Gift Guide: Navigating maze of phone, plan choices

By Annick Jasdanun | 12/13/2013, 6 a.m.
So you're ready to buy a new smartphone for your loved one. Which do you choose?
A sales person pulls out an iPhone 5s for a customer during the opening day of sales of the iPhone 5s and iPhone 5C, in Hialeah, Fla. AP photo.

NEW YORK (AP) - So you're ready to buy a new smartphone for your loved one. Which do you choose?

Before you do anything, you have to decide whether to buy the phone outright or go the traditional route of buying a carrier-subsidized one with a two-year service contract.

In most cases, you're better off with the contract price, as long as the person you're buying it for plans to keep the phone for two years and doesn't change carriers. Prices vary, but expect to pay $500 to $700 without a contract, or $100 to $300 with one.

Even with the $15 monthly discount that AT&T and Sprint offer to those who bring their own phone, you or your loved one will be paying $27-a-month installments for a high-end device. The discounts are great if you want to upgrade phones frequently or find a used or cheaper phone. And with T-Mobile, you must buy or bring your own device, but its service fees for voice, text and data have been reduced for everyone.

Next, you need to decide on an operating system. Here's a guide to that, along with some of the devices available. Keep in mind some phones are limited to certain wireless carriers.

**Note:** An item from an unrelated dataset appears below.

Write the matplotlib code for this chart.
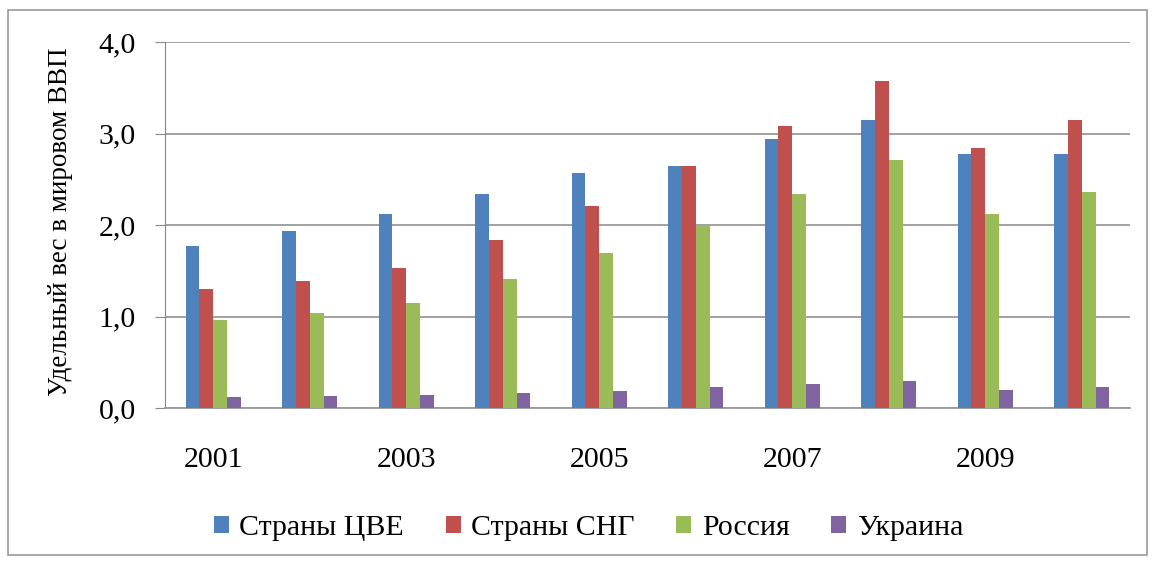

Although hardcore users might find the software behind iPhones irksome because Apple limits how much you can customize it, the iPhone is an excellent choice for people simply needing a well-rounded phone. What makes iOS especially powerful: the thousands of apps available for it. Many leading apps come to iOS first or have more features for it.

Resist the temptation for a free iPhone 4S with a two-year contract. It's a 2-year-old phone that will be 4 years old by the next upgrade.

Your best choice is the iPhone 5S ($649 without contract, $199 with contract). A sensor lets you use your fingerprint to bypass the phone's four-digit security passcode. I find the phone's camera among the best for everyday shots, and improvements in the 5S make it better for low-light shots, too. For $100 less, you can get an iPhone 5C without the fingerprint sensor or the improved camera.


Android addresses a major shortcoming with iPhones: choice.

Sure, there are three iPhone models, but their screens are no larger than 4 inches diagonally, and none is in high definition. Although the iPhone has a great camera, images are limited to 8 megapixels.

Android is also adaptable. Phone makers can tweak Google's operating system to offer a variety of useful features, though in doing so, they also add confusion and make it difficult for app developers to keep up. That's one reason some apps are slower to reach Android. By contrast, Apple pushes the latest iOS updates as they come out.

If you've settled on Android, you must decide on the right mix of features:

• Looking for cheap? Consider Motorola's Moto G ($179) or Google's Nexus 5 ($349). Both are good at the basics, with few frills. Moto G won't run on the faster, 4G LTE cellular networks, while the Nexus has shorter battery life than many phones tested.